There then followed a long period of inactivity, really. The
police could see that the convoy wasn’t coming out of the
field, and they – the police – made no attempt to
go into the field. With the convoy vehicles parked down the far
end of the field, there was then the start of a very long stand-off
period, when for long periods of time virtually nothing happened,
other than groups of the convoy who came up to the fence line,
and spoke, shouted, discussed, argued, whatever, through the hedgerow
– them on one side, the police on the other – what
the options were now. Could they go back to Savernake? Could they
go down to Stonehenge? Are we coming out? Are you coming in? –
and endless permutations thereof. That’s what most of them
were doing. Occasionally, certainly the younger members of the
convoy would taunt the police. There were offensive remarks being
made through the fence, and there was, from time to time, some
missile throwing. It was of a relatively trivial nature, though
of course, if one of the missiles had hit you, you wouldn’t
have thought it so trivial. But it was just small sticks and stones
that they found lying around the field that were being thrown
at the police.
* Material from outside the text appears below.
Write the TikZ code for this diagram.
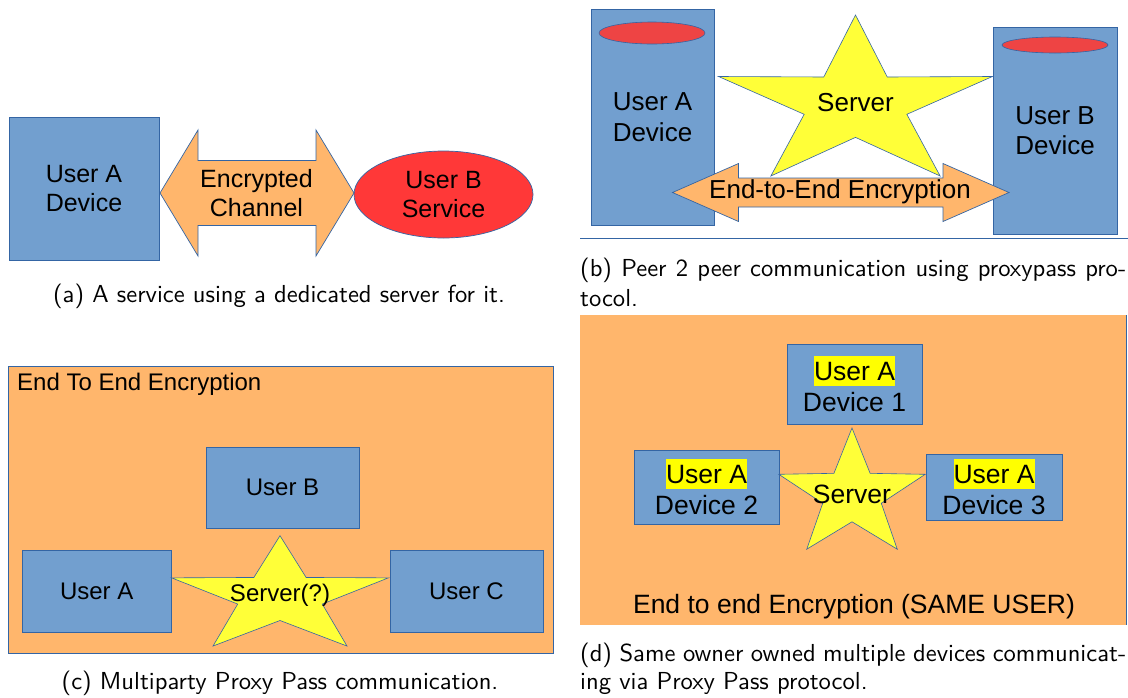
\documentclass[tikz,border=0pt]{standalone}
\usepackage{fontspec}
\newfontfamily\diag{Liberation Sans}
\newfontfamily\capfont{lmsans10-regular.otf}
\usetikzlibrary{shapes.geometric}

\definecolor{boxblue}{HTML}{729FCF}
\definecolor{edgeblue}{HTML}{3465A4}
\definecolor{zoneorange}{HTML}{FFB66C}
\definecolor{starfill}{HTML}{FFFF38}
\definecolor{svcred}{HTML}{FF3838}
\definecolor{capred}{HTML}{EE4444}
\definecolor{hlyellow}{HTML}{FFFF00}

% diagram fonts per panel
\newcommand{\fpa}{\diag\fontsize{25}{29}\selectfont}
\newcommand{\fpb}{\diag\fontsize{26}{30.5}\selectfont}
\newcommand{\fpc}{\diag\fontsize{24}{28}\selectfont}
\newcommand{\fpd}{\diag\fontsize{26.5}{31}\selectfont}
\newcommand{\fcap}{\capfont\fontsize{24.6}{30}\selectfont}

% yellow text highlight
\newcommand{\hlword}[1]{{\setlength{\fboxsep}{0pt}\colorbox{hlyellow}{\rule[-0.21em]{0pt}{1.12em}#1}}}

% full-width justified caption line
\newcommand{\fullline}[1]{\makebox[546pt][s]{#1}}

% five-pointed star: name, cx, cy, x radius, y radius, inner ratio
\newcommand{\bigstar}[6]{%
  \coordinate (#1) at (#2,#3);
  \filldraw[starsty] plot[samples at={0,...,9}, variable=\k]
    ({#2+#4*((1+#6)/2+(1-#6)/2*cos(180*\k))*cos(270+36*\k)},
     {#3+#5*((1+#6)/2+(1-#6)/2*cos(180*\k))*sin(270+36*\k)}) -- cycle;}

% horizontal double arrow: left tip x, right tip x, centre y, head half height, body half height, head length
\newcommand{\twoway}[6]{%
  \filldraw[arrowsty] (#1,#3) -- ({#1+#6},{#3-#4}) -- ({#1+#6},{#3-#5}) -- ({#2-#6},{#3-#5})
    -- ({#2-#6},{#3-#4}) -- (#2,#3) -- ({#2-#6},{#3+#4}) -- ({#2-#6},{#3+#5})
    -- ({#1+#6},{#3+#5}) -- ({#1+#6},{#3+#4}) -- cycle;}

\tikzset{
  devbox/.style={draw=edgeblue, fill=boxblue, line width=0.8pt, inner sep=0pt, align=center},
  starsty/.style={draw=edgeblue, fill=starfill, line width=0.6pt, line join=miter},
  arrowsty/.style={draw=edgeblue, fill=zoneorange, line width=0.7pt},
  zone/.style={fill=zoneorange, inner sep=0pt},
  lbl/.style={inner sep=0pt, align=center},
  caption/.style={inner sep=0pt, font=\fcap},
}

\begin{document}
\begin{tikzpicture}[x=1pt, y=-1pt]
\useasboundingbox (0,0) rectangle (1128,697);

% ---------- (a) dedicated server ----------
\node[devbox, minimum width=150pt, minimum height=143pt, font=\fpa] (uadev) at (84,188.5) {User A\\Device};
\node[draw=edgeblue, fill=svcred, line width=0.7pt, ellipse, inner sep=0pt,
      minimum width=179pt, minimum height=87pt, align=center, font=\fpa] (ubsvc) at (443.5,194.5) {User B\\Service};
\twoway{160}{354}{193}{63}{32.5}{38}
\node[lbl, font=\fpa] (chan) at (256.5,193) {Encrypted\\Channel};
\node[caption] (capa) at (279,296) {(a) A service using a dedicated server for it.};

% ---------- (b) peer to peer ----------
\node[devbox, minimum width=123pt, minimum height=216pt, font=\fpb] (pa) at (652.5,117) {User A\\Device};
\node[devbox, minimum width=124pt, minimum height=207pt, font=\fpb] (pb) at (1055,130.5) {User B\\Device};
\node[draw=edgeblue, fill=capred, line width=0.6pt, ellipse, inner sep=0pt,
      minimum width=106pt, minimum height=22pt] (pacap) at (652,33) {};
\node[draw=edgeblue, fill=capred, line width=0.6pt, ellipse, inner sep=0pt,
      minimum width=106pt, minimum height=16pt] (pbcap) at (1055,45) {};
\bigstar{srvb}{855.5}{104}{144}{89}{0.375}
\node[lbl, font=\fpb] (srvbtxt) at (855.5,103) {Server};
\twoway{672.5}{1009}{192.5}{29}{14.5}{66}
\node[lbl, font=\fpb] (e2eb) at (840,192) {End-to-End Encryption};
\coordinate (rulel) at (580,238.3);
\coordinate (ruler) at (1128,238.3);
\draw[edgeblue, line width=1pt] (rulel) -- (ruler);
\node[caption, anchor=west, align=left] (capb) at (580,282)
  {\fullline{(b) Peer 2 peer communication using proxypass pro-}\\tocol.};

% ---------- (c) multiparty ----------
\node[zone, draw=edgeblue, line width=0.8pt, anchor=north west,
      minimum width=545.5pt, minimum height=287.5pt] (zonec) at (7.5,365.5) {};
\node[lbl, anchor=west, font=\fpc] (titlec) at (17,384) {End To End Encryption};
\node[devbox, minimum width=153pt, minimum height=81pt, font=\fpc] (mub) at (282.5,487.5) {User B};
\node[devbox, minimum width=148.5pt, minimum height=82pt, font=\fpc] (mua) at (96.75,591) {User A};
\node[devbox, minimum width=153pt, minimum height=82pt, font=\fpc] (muc) at (466.5,591) {User C};
\bigstar{srvc}{280}{596.7}{114}{61}{0.39}
\node[lbl, font=\fpc] (srvctxt) at (280,595) {Server(?)};
\node[caption] (capc) at (280,683) {(c) Multiparty Proxy Pass communication.};

% ---------- (d) same owner ----------
\node[zone, anchor=north west, minimum width=546pt, minimum height=310pt] (zoned) at (580,315) {};
\draw[edgeblue, line width=1.6pt] (zoned.north east) -- (zoned.south east);
\node[devbox, minimum width=135pt, minimum height=80pt, font=\fpd] (dv1) at (854.5,384) {\hlword{User A}\\Device 1};
\node[devbox, minimum width=145pt, minimum height=74pt, font=\fpd] (dv2) at (706.5,487) {\hlword{User A}\\Device 2};
\node[devbox, minimum width=136pt, minimum height=66pt, font=\fpd] (dv3) at (994,487) {\hlword{User A}\\Device 3};
\bigstar{srvd}{852}{495}{77}{67}{0.40}
\node[lbl, font=\fpd] (srvdtxt) at (852,494) {Server};
\node[lbl, font=\fpd] (e2ed) at (854,607) {End to end Encryption (SAME USER)};
\node[caption, anchor=west, align=left, font=\capfont\fontsize{24.6}{28.5}\selectfont] (capd) at (580,669)
  {\fullline{(d) Same owner owned multiple devices communicat-}\\ing via Proxy Pass protocol.};
\end{tikzpicture}
\end{document}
The police by that time were appearing in the road
in full riot gear – the helmets, visors, full-length see-through
shields and riot truncheons – and were protected, as long
as they kept their shields up and about them, which they did.
So the occasional stone coming over the top, or someone chucking
a bit of wood over the top of a tree… I don’t want
to minimise it, but I don’t think anyone thought they were
at risk of life and limb at that moment.